> _WHAT YOU WILL DO_
Using the listing below, extract each line that has the word "this" in it.

> _DATASET RECORDS_
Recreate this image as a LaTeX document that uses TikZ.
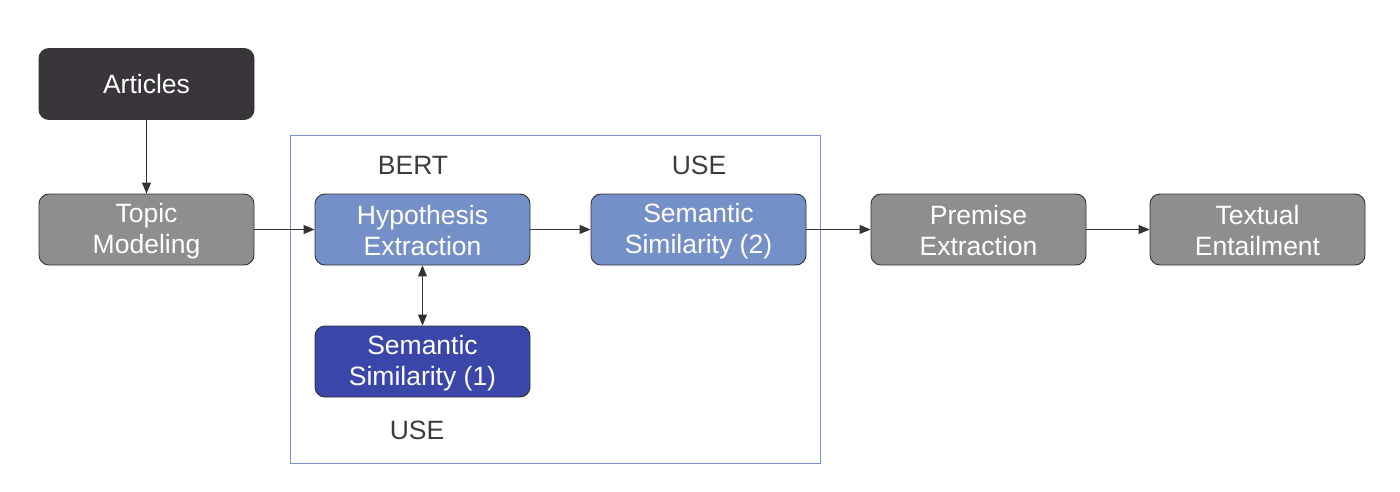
\documentclass[tikz,border=0pt]{standalone}
\usepackage{fontspec}
\setmainfont{Liberation Sans}
\usetikzlibrary{arrows.meta}
\definecolor{darkbox}{HTML}{39353A}
\definecolor{graybox}{HTML}{8E8E8E}
\definecolor{bluebox}{HTML}{758FC8}
\definecolor{dbluebox}{HTML}{3B47A8}
\definecolor{framec}{HTML}{7A8FD0}
\definecolor{labc}{HTML}{3C3C3C}
\definecolor{linec}{HTML}{333333}
\tikzset{
  box/.style={draw=linec, line width=0.9pt, rounded corners=10pt, minimum width=215pt, minimum height=71pt,
    inner sep=0pt, align=center, text=white, font=\fontsize{26.5}{31}\selectfont},
  lab/.style={text=labc, font=\fontsize{26.5}{30}\selectfont, inner sep=0pt},
  conn/.style={draw=linec, line width=1pt, -{Triangle[length=11pt,width=9pt]}},
}
\begin{document}
\begin{tikzpicture}[x=1pt,y=-1pt]
\useasboundingbox (0,0) rectangle (1400,492);
\draw[framec, line width=1pt] (290.5,136) rectangle (820.5,463);
\node[box, fill=darkbox] (art) at (146.5,84) {Articles};
\node[box, fill=graybox] (topic) at (146.5,229.5) {\rule{0pt}{22pt}Topic\\Modeling};
\node[box, fill=bluebox] (hyp) at (422.5,229.5) {\rule{0pt}{22pt}Hypothesis\\Extraction};
\node[box, fill=bluebox] (ss2) at (698.5,229.5) {\rule{0pt}{22pt}Semantic\\Similarity (2)};
\node[box, fill=graybox] (prem) at (978.5,229.5) {\rule{0pt}{22pt}Premise\\Extraction};
\node[box, fill=graybox] (te) at (1257.5,229.5) {\rule{0pt}{22pt}Textual\\Entailment};
\node[box, fill=dbluebox] (ss1) at (422.5,361.5) {\rule{0pt}{22pt}Semantic\\Similarity (1)};
\node[lab] (bert) at (413,165) {BERT};
\node[lab] (use2) at (699,165) {USE};
\node[lab] (use1) at (417,430) {USE};
\draw[conn] (art) -- (topic);
\draw[conn] (topic) -- (hyp);
\draw[conn] (hyp) -- (ss2);
\draw[conn] (ss2) -- (prem);
\draw[conn] (prem) -- (te);
\draw[draw=linec, line width=1pt, {Triangle[length=11pt,width=9pt]}-{Triangle[length=11pt,width=9pt]}] (hyp) -- (ss1);
\end{tikzpicture}
\end{document}
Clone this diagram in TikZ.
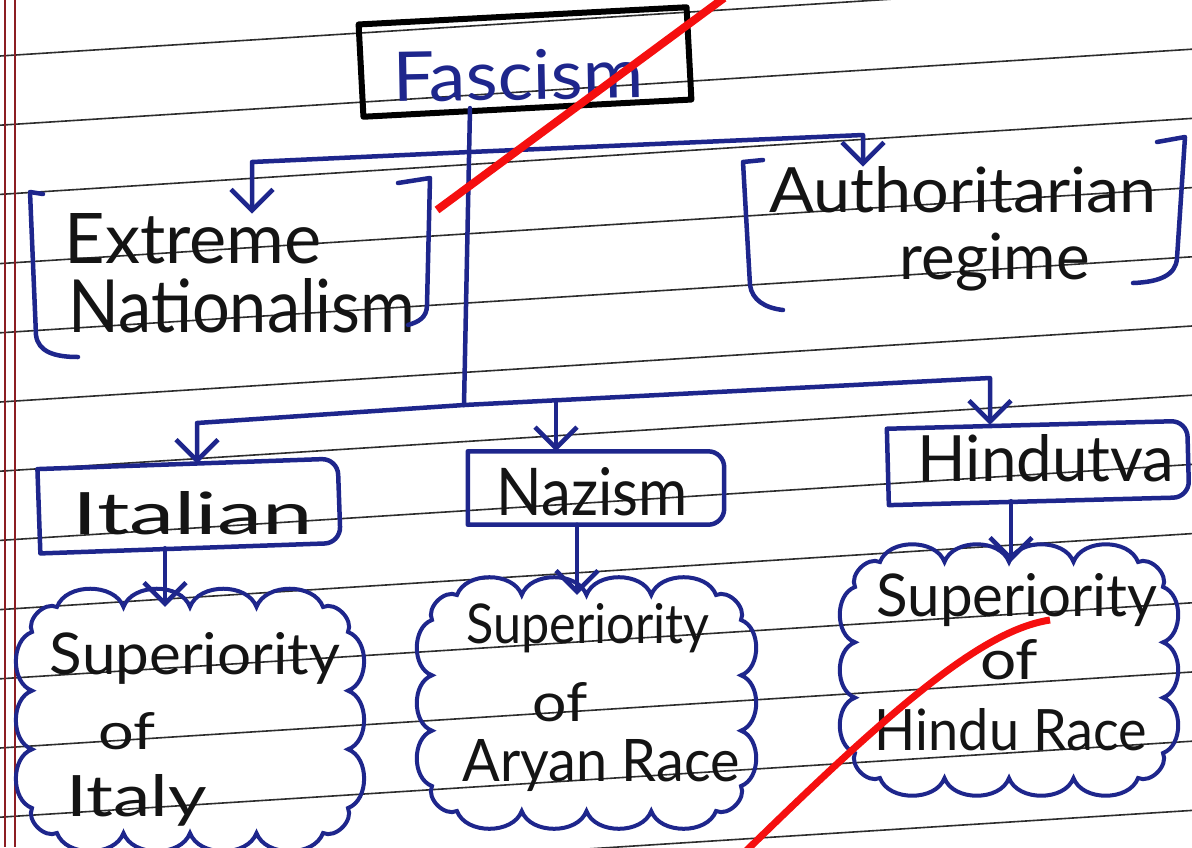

> _SOLUTION BELOW_
Recreate this image as a LaTeX document that uses TikZ.
Clone this diagram in TikZ.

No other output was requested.